Write out the data below in full, unchanged, minus the images.

——

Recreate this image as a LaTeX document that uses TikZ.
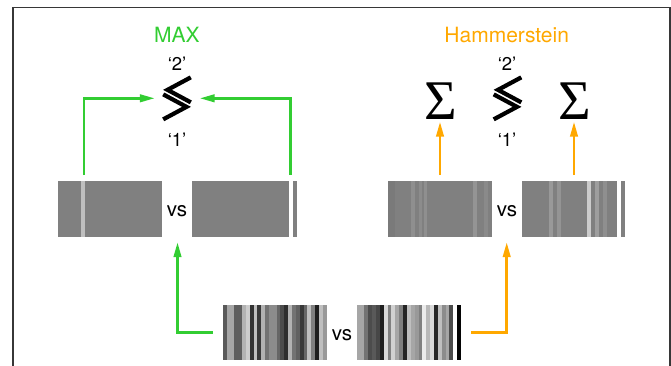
\documentclass[tikz,border=0pt]{standalone}
\usepackage{fontspec}
\setmainfont{TeX Gyre Heros}
\newfontfamily\sigmafont{Liberation Serif}
\usetikzlibrary{arrows.meta}

\definecolor{maxgreen}{RGB}{50,205,50}
\definecolor{hamorange}{RGB}{255,168,0}
\definecolor{framegray}{RGB}{55,55,55}

% Barcode strip: #1 left, #2 top, #3 height, #4 unit width, #5 list of black-percent/units
\newcommand\barcode[5]{%
  \pgfmathsetmacro\bcx{#1}%
  \foreach \k/\u in {#5}{%
    \pgfmathsetmacro\bcn{\bcx+\u*#4}%
    \fill[black!\k] (\bcx,#2) rectangle (\bcn,#2+#3);%
    \global\let\bcx\bcn
  }%
}

\begin{document}
\begin{tikzpicture}[x=1pt,y=-1pt,
  title/.style={inner sep=0pt, anchor=base, font=\fontsize{21}{25}\selectfont},
  quote/.style={inner sep=0pt, anchor=base, font=\fontsize{18.5}{22}\selectfont},
  vslbl/.style={inner sep=0pt, anchor=base, font=\fontsize{20.5}{24}\selectfont},
  sigma/.style={inner sep=0pt, anchor=base, font=\sigmafont\fontsize{56}{60}\selectfont},
  slot/.style={inner sep=0pt, minimum width=#1},
  cmpbox/.style={inner sep=0pt, minimum width=29pt, minimum height=47pt},
  conn/.style={line width=2.6pt, line join=miter,
    -{Triangle[length=15pt,width=7.5pt]}},
  gconn/.style={conn, draw=maxgreen},
  oconn/.style={conn, draw=hamorange},
  lessgtr/.pic={
    \draw[line width=4.2pt, line join=miter, miter limit=10]
      (13.8,-20.95) -- (-9.5,-8.45) -- (13.8,4.05);
    \draw[line width=4.2pt, line join=miter, miter limit=10]
      (-13.8,-3.95) -- (9.5,8.55) -- (-13.8,21.05);
  }]
\useasboundingbox (0,0) rectangle (671,365);

% frame
\draw[framegray, line width=1.3pt, line join=miter]
  (13,367) -- (13,7.5) -- (670,7.5) -- (670,367);

% ---------- MAX branch ----------
\node[title, text=maxgreen] (maxlbl) at (177,42.7) {MAX};
\node[quote] (twoL) at (177,70) {‘2’};
\node[cmpbox] (cmpL) at (177,98.3) {};
\pic at (cmpL) {lessgtr};
\node[quote] (oneL) at (177,146) {‘1’};

% max-pooled pair
\node[slot=239pt, minimum height=56pt] (pL) at (177.5,209) {};
\fill[black!50] (58,181) rectangle (162,237);
\fill[black!25] (81,181) rectangle (85,237);
\fill[black!50] (192,181) rectangle (289,237);
\fill[black!50] (293,181) rectangle (296.7,237);
\node[vslbl] (vsL) at (177,216.7) {vs};

\coordinate (gA) at (84,175);
\coordinate (gB) at (290.5,175);
\draw[gconn, shorten >=7.5pt] (gA) |- (cmpL.west);
\draw[gconn, shorten >=8pt] (gB) |- (cmpL.east);

% ---------- Hammerstein branch ----------
\node[title, text=hamorange] (hamlbl) at (506.7,42.7) {Hammerstein};
\node[quote] (twoR) at (507,70) {‘2’};
\node[cmpbox] (cmpR) at (507.5,98.3) {};
\pic at (cmpR) {lessgtr};
\node[quote] (oneR) at (507,146) {‘1’};
\node[sigma] (sigL) at (440.5,119) {Σ};
\node[sigma] (sigR) at (574.4,119) {Σ};

% summed pair
\node[slot=238pt, minimum height=56pt] (pR) at (506.7,209) {};
\fill[black!50] (387.7,181) rectangle (491.7,237);
\fill[black!52] (387.7,181) rectangle (395,237);
\fill[black!44] (411,181) rectangle (415,237);
\fill[black!45] (419,181) rectangle (421.7,237);
\fill[black!44] (424.3,181) rectangle (427,237);
\fill[black!42] (473.3,181) rectangle (477,237);
\fill[black!46] (484,181) rectangle (487.7,237);
\fill[black!50] (522,181) rectangle (617.3,237);
\fill[black!40] (548.7,181) rectangle (552.7,237);
\fill[black!42] (556.7,181) rectangle (560.7,237);
\fill[black!20] (586.7,181) rectangle (590.7,237);
\fill[black!38] (594.7,181) rectangle (598.7,237);
\fill[black!44] (602.7,181) rectangle (606.7,237);
\fill[black!50] (621.3,181) rectangle (624.7,237);
\node[vslbl] (vsR) at (507,216.7) {vs};

\coordinate (oA) at (440,175);
\coordinate (oB) at (574,175);
\draw[oconn, shorten >=2.5pt] (oA) -- (oA |- sigL.south);
\draw[oconn, shorten >=2.5pt] (oB) -- (oB |- sigR.south);

% ---------- raw input pair ----------
\node[slot=238.3pt, minimum height=55pt] (pB) at (341.85,332.5) {};
\barcode{222.7}{305}{55}{3.852}{65/1,35/2,63/2,30/1,20/1,80/1,25/1,78/1,30/1,55/1,45/2,60/1,70/1,82/1,30/1,55/1,62/1,78/1,60/1,25/1,50/1,88/1,25/1,40/1}
\barcode{356.7}{305}{55}{3.865}{35/2,55/1,70/1,65/1,72/1,88/1,15/1,50/1,18/1,35/1,50/1,85/1,25/1,35/1,40/1,50/1,8/1,28/1,15/1,85/1,25/1,45/1,35/1,70/1}
\fill[black!98] (457,305) rectangle (461,360);
\node[vslbl] (vsB) at (342,340.7) {vs};

\draw[gconn, shorten <=10pt, shorten >=5pt] (pB.west) -| (pL.south);
\draw[oconn, shorten <=10pt, shorten >=5pt] (pB.east) -| (pR.south);
\end{tikzpicture}
\end{document}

——

# Result:
Recreate this image as a LaTeX document that uses TikZ.
\documentclass[tikz,border=0pt]{standalone}
\usepackage{fontspec}
\setmainfont{TeX Gyre Heros}
\newfontfamily\sigmafont{Liberation Serif}
\usetikzlibrary{arrows.meta}

\definecolor{maxgreen}{RGB}{50,205,50}
\definecolor{hamorange}{RGB}{255,168,0}
\definecolor{framegray}{RGB}{55,55,55}

% Barcode strip: #1 left, #2 top, #3 height, #4 unit width, #5 list of black-percent/units
\newcommand\barcode[5]{%
  \pgfmathsetmacro\bcx{#1}%
  \foreach \k/\u in {#5}{%
    \pgfmathsetmacro\bcn{\bcx+\u*#4}%
    \fill[black!\k] (\bcx,#2) rectangle (\bcn,#2+#3);%
    \global\let\bcx\bcn
  }%
}

\begin{document}
\begin{tikzpicture}[x=1pt,y=-1pt,
  title/.style={inner sep=0pt, anchor=base, font=\fontsize{21}{25}\selectfont},
  quote/.style={inner sep=0pt, anchor=base, font=\fontsize{18.5}{22}\selectfont},
  vslbl/.style={inner sep=0pt, anchor=base, font=\fontsize{20.5}{24}\selectfont},
  sigma/.style={inner sep=0pt, anchor=base, font=\sigmafont\fontsize{56}{60}\selectfont},
  slot/.style={inner sep=0pt, minimum width=#1},
  cmpbox/.style={inner sep=0pt, minimum width=29pt, minimum height=47pt},
  conn/.style={line width=2.6pt, line join=miter,
    -{Triangle[length=15pt,width=7.5pt]}},
  gconn/.style={conn, draw=maxgreen},
  oconn/.style={conn, draw=hamorange},
  lessgtr/.pic={
    \draw[line width=4.2pt, line join=miter, miter limit=10]
      (13.8,-20.95) -- (-9.5,-8.45) -- (13.8,4.05);
    \draw[line width=4.2pt, line join=miter, miter limit=10]
      (-13.8,-3.95) -- (9.5,8.55) -- (-13.8,21.05);
  }]
\useasboundingbox (0,0) rectangle (671,365);

% frame
\draw[framegray, line width=1.3pt, line join=miter]
  (13,367) -- (13,7.5) -- (670,7.5) -- (670,367);

% ---------- MAX branch ----------
\node[title, text=maxgreen] (maxlbl) at (177,42.7) {MAX};
\node[quote] (twoL) at (177,70) {‘2’};
\node[cmpbox] (cmpL) at (177,98.3) {};
\pic at (cmpL) {lessgtr};
\node[quote] (oneL) at (177,146) {‘1’};

% max-pooled pair
\node[slot=239pt, minimum height=56pt] (pL) at (177.5,209) {};
\fill[black!50] (58,181) rectangle (162,237);
\fill[black!25] (81,181) rectangle (85,237);
\fill[black!50] (192,181) rectangle (289,237);
\fill[black!50] (293,181) rectangle (296.7,237);
\node[vslbl] (vsL) at (177,216.7) {vs};

\coordinate (gA) at (84,175);
\coordinate (gB) at (290.5,175);
\draw[gconn, shorten >=7.5pt] (gA) |- (cmpL.west);
\draw[gconn, shorten >=8pt] (gB) |- (cmpL.east);

% ---------- Hammerstein branch ----------
\node[title, text=hamorange] (hamlbl) at (506.7,42.7) {Hammerstein};
\node[quote] (twoR) at (507,70) {‘2’};
\node[cmpbox] (cmpR) at (507.5,98.3) {};
\pic at (cmpR) {lessgtr};
\node[quote] (oneR) at (507,146) {‘1’};
\node[sigma] (sigL) at (440.5,119) {Σ};
\node[sigma] (sigR) at (574.4,119) {Σ};

% summed pair
\node[slot=238pt, minimum height=56pt] (pR) at (506.7,209) {};
\fill[black!50] (387.7,181) rectangle (491.7,237);
\fill[black!52] (387.7,181) rectangle (395,237);
\fill[black!44] (411,181) rectangle (415,237);
\fill[black!45] (419,181) rectangle (421.7,237);
\fill[black!44] (424.3,181) rectangle (427,237);
\fill[black!42] (473.3,181) rectangle (477,237);
\fill[black!46] (484,181) rectangle (487.7,237);
\fill[black!50] (522,181) rectangle (617.3,237);
\fill[black!40] (548.7,181) rectangle (552.7,237);
\fill[black!42] (556.7,181) rectangle (560.7,237);
\fill[black!20] (586.7,181) rectangle (590.7,237);
\fill[black!38] (594.7,181) rectangle (598.7,237);
\fill[black!44] (602.7,181) rectangle (606.7,237);
\fill[black!50] (621.3,181) rectangle (624.7,237);
\node[vslbl] (vsR) at (507,216.7) {vs};

\coordinate (oA) at (440,175);
\coordinate (oB) at (574,175);
\draw[oconn, shorten >=2.5pt] (oA) -- (oA |- sigL.south);
\draw[oconn, shorten >=2.5pt] (oB) -- (oB |- sigR.south);

% ---------- raw input pair ----------
\node[slot=238.3pt, minimum height=55pt] (pB) at (341.85,332.5) {};
\barcode{222.7}{305}{55}{3.852}{65/1,35/2,63/2,30/1,20/1,80/1,25/1,78/1,30/1,55/1,45/2,60/1,70/1,82/1,30/1,55/1,62/1,78/1,60/1,25/1,50/1,88/1,25/1,40/1}
\barcode{356.7}{305}{55}{3.865}{35/2,55/1,70/1,65/1,72/1,88/1,15/1,50/1,18/1,35/1,50/1,85/1,25/1,35/1,40/1,50/1,8/1,28/1,15/1,85/1,25/1,45/1,35/1,70/1}
\fill[black!98] (457,305) rectangle (461,360);
\node[vslbl] (vsB) at (342,340.7) {vs};

\draw[gconn, shorten <=10pt, shorten >=5pt] (pB.west) -| (pL.south);
\draw[oconn, shorten <=10pt, shorten >=5pt] (pB.east) -| (pR.south);
\end{tikzpicture}
\end{document}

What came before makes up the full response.